Dopo la grave ferita ricevuta nel 1920, Fortunato è tranquillo solo quando Giolitti lo rassicura. E la lettera del settantanovenne presidente del Consiglio, datata lO luglio, riassume interi lo stile di un uomo, l'orgoglio di una vita. «Posso assicurarti», scrive Giolitti, «che alle parole di costui [costui sarebbe Salvemini] la Camera non diede importanza alcuna, e io appena me ne accorsi, e certamente non mi passò per la mente di dubitare che tu avessi parlato men che amichevolmente di me.»

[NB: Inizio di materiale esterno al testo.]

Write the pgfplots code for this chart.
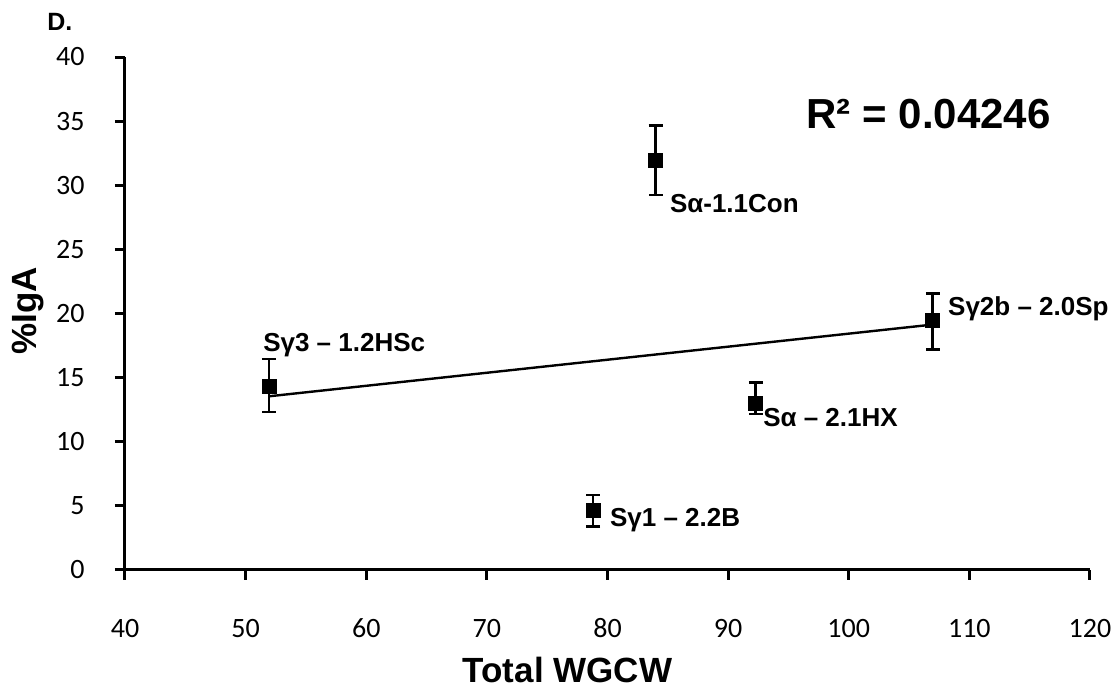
\documentclass[border=0pt]{standalone}
\usepackage{fontspec}
\setmainfont{Carlito}
\newfontfamily\arialf{Liberation Sans}
\usepackage{pgfplots}
\pgfplotsset{compat=1.18}
\usepackage{pgfplotstable}

% total WGCW vs %IgA, errors
\pgfplotstableread{
x      y      ep    em
51.93  14.35  2.10  2.03
84.00  31.91  2.73  2.67
78.80  4.62   1.23  1.24
92.30  13.00  1.64  0.83
106.97 19.49  2.08  2.29
}\iga

\begin{document}
\begin{tikzpicture}
\begin{axis}[
    scale only axis,
    width=482.5pt, height=256.5pt,
    xmin=40, xmax=120, ymin=0, ymax=40,
    xtick={40,50,...,120},
    ytick={0,5,...,40},
    axis x line*=bottom, axis y line*=left,
    axis line style={-, line width=1.5pt},
    tick align=outside,
    major tick length=5pt,
    tick style={line width=1.5pt, black},
    /pgf/number format/assume math mode=true,
    tick label style={font=\fontsize{14}{16}\selectfont},
    xticklabel style={anchor=base, inner sep=0pt, yshift=-29pt},
    yticklabel style={anchor=east, inner sep=0pt, xshift=-15pt},
    xlabel={Total WGCW},
    ylabel={\%IgA},
    label style={font=\arialf\bfseries\fontsize{17.5}{20}\selectfont, inner sep=0pt},
    xlabel style={at={(axis description cs:0.4585,-0.195)}, anchor=center},
    ylabel style={at={(axis description cs:-0.1005,0.505)}, anchor=center},
    clip=false,
]
\addplot[black, line width=1.2pt, no marks] coordinates {(52,13.55) (107,19.14)};
\addplot[black, only marks, mark=square*, mark size=3.5pt,
    error bars/.cd, y dir=both, y explicit,
    error bar style={line width=1.4pt},
    error mark options={line width=1.4pt, mark size=3.5pt, rotate=90}]
    table[x=x, y=y, y error plus=ep, y error minus=em] {\iga};

\begin{scope}[every node/.style={inner sep=0pt, anchor=base west, font=\arialf\bfseries\fontsize{13}{15}\selectfont}]
\node at (axis cs:51.43,17.00) {Sγ3 – 1.2HSc};
\node at (axis cs:85.15,27.91) {Sα-1.1Con};
\node at (axis cs:80.18,3.38) {Sγ1 – 2.2B};
\node at (axis cs:92.88,11.17) {Sα – 2.1HX};
\node at (axis cs:108.21,19.88) {Sγ2b – 2.0Sp};
\end{scope}
\node[inner sep=0pt, anchor=base west, font=\arialf\bfseries\fontsize{21}{24}\selectfont]
    at (axis cs:96.47,34.46) {R² = 0.04246};
\node[inner sep=0pt, anchor=base west, font=\arialf\bfseries\fontsize{12.5}{14}\selectfont]
    at (rel axis cs:-0.0808,1.0526) {D.};
\end{axis}
\pgfresetboundingbox
\path (-62.5pt,-59.5pt) rectangle (497.5pt,285pt);
\end{tikzpicture}
\end{document}
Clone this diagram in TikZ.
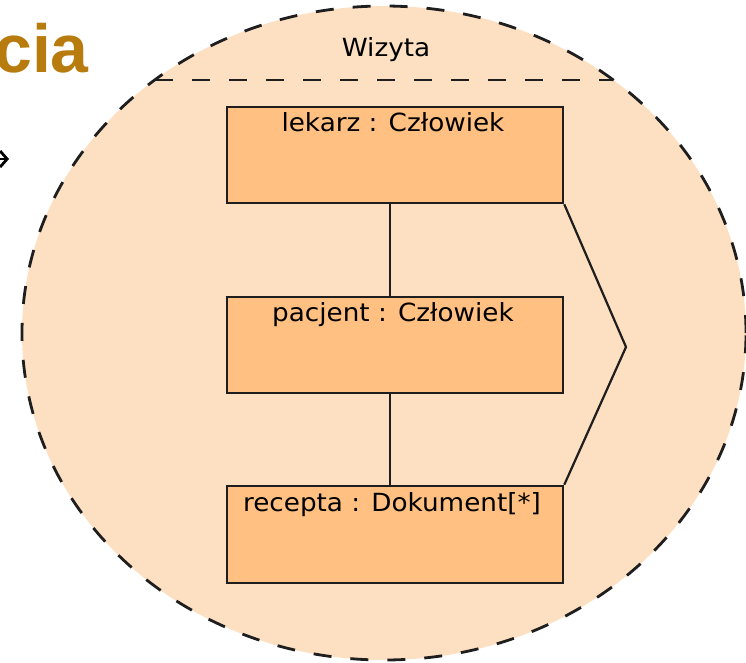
\documentclass[tikz,border=0pt]{standalone}
\usepackage{fontspec}
\newfontfamily\umlfont[FakeStretch=1.05]{DejaVu Sans}
\newfontfamily\titlefont{Liberation Sans}
\usetikzlibrary{shapes.geometric,arrows.meta}

\definecolor{wizytabg}{RGB}{253,223,193}
\definecolor{obiektbg}{RGB}{255,192,130}
\definecolor{tytul}{RGB}{184,124,14}
\definecolor{kreska}{RGB}{30,30,30}

\tikzset{
  obiekt/.style={draw=kreska, line width=2.5pt, fill=obiektbg,
    minimum width=336pt, minimum height=96pt, inner sep=0pt},
  napis/.style={anchor=base, inner sep=0pt,
    font=\umlfont\fontsize{25pt}{29pt}\selectfont},
  kreskowana/.style={draw=kreska, line width=2.8pt, dash pattern=on 18pt off 19pt},
  polaczenie/.style={draw=kreska, line width=2.2pt},
}

\begin{document}
\begin{tikzpicture}[x=1pt, y=-1pt]
  \useasboundingbox (0,0) rectangle (746,662);

  % Tytul
  \node[anchor=base east, inner sep=0pt, text=tytul,
    font=\titlefont\bfseries\fontsize{68pt}{80pt}\selectfont] (tytul) at (89,72.7) {cia};

  % strzalka z lewej
  \coordinate (strzalkaA) at (-14,159);
  \coordinate (strzalkaB) at (9,159);
  \draw[line width=2.8pt, -{Straight Barb[length=7pt,width=16pt]}] (strzalkaA) -- (strzalkaB);

  % Kolaboracja
  \node[ellipse, fill=wizytabg, kreskowana, inner sep=0pt,
    minimum width=724pt, minimum height=654pt] (wizyta) at (384,333) {};
  \node[napis] (wizytaN) at (386,56.7) {Wizyta};

  % linia pod nazwa
  \coordinate (sepL) at (155,80);
  \coordinate (sepR) at (613,80);
  \draw[kreskowana] (sepL) -- (sepR);

  % Obiekty
  \node[obiekt] (lekarz) at (395,155) {};
  \node[obiekt] (pacjent) at (395,345) {};
  \node[obiekt, minimum height=97pt] (recepta) at (395,534.5) {};

  \node[napis] (lekarzN) at ([xshift=-2pt, yshift=-26pt]lekarz.north) {lekarz : Człowiek};
  \node[napis] (pacjentN) at ([xshift=-2pt, yshift=-26pt]pacjent.north) {pacjent : Człowiek};
  \node[napis] (receptaN) at ([xshift=-3pt, yshift=-26.5pt]recepta.north) {recepta : Dokument[*]};

  % Polaczenia
  \draw[polaczenie] ([xshift=-5pt]lekarz.south) -- ([xshift=-5pt]pacjent.north);
  \draw[polaczenie] ([xshift=-5pt]pacjent.south) -- ([xshift=-5pt]recepta.north);

  \coordinate (szpic) at (626,347);
  \draw[polaczenie] (lekarz.south east) -- (szpic) -- (recepta.north east);

\end{tikzpicture}
\end{document}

Lo screzio su Giolitti non sarà mai del tutto risarcito, tra For­tunato e Salvemini, nonostante le imminenti convergenze politi­che nella lotta alla dittatura. Sul fronte variegato e composito del liberalismo meridionale. Fortunato sarà il solo che coglierà fin dall 'inizio l'essenza autoritaria e reazionaria del fascismo, il solo che non conoscerà, nel suo sterminato pessimismo, neanche un momento di illusione sul moto delle camicie nere. «Quaggiù tutti 'delirano' dalla gioia», scrive da Napoli ad Antonio Cefaly, il 6 novembre, all'indomani della marcia su Roma, «'plaudenti' a tutto quello che è accaduto e accade. Come le tante volte in mia vita, son solo a pensare, a dolermi in opposizione alla quasi una­nimità.»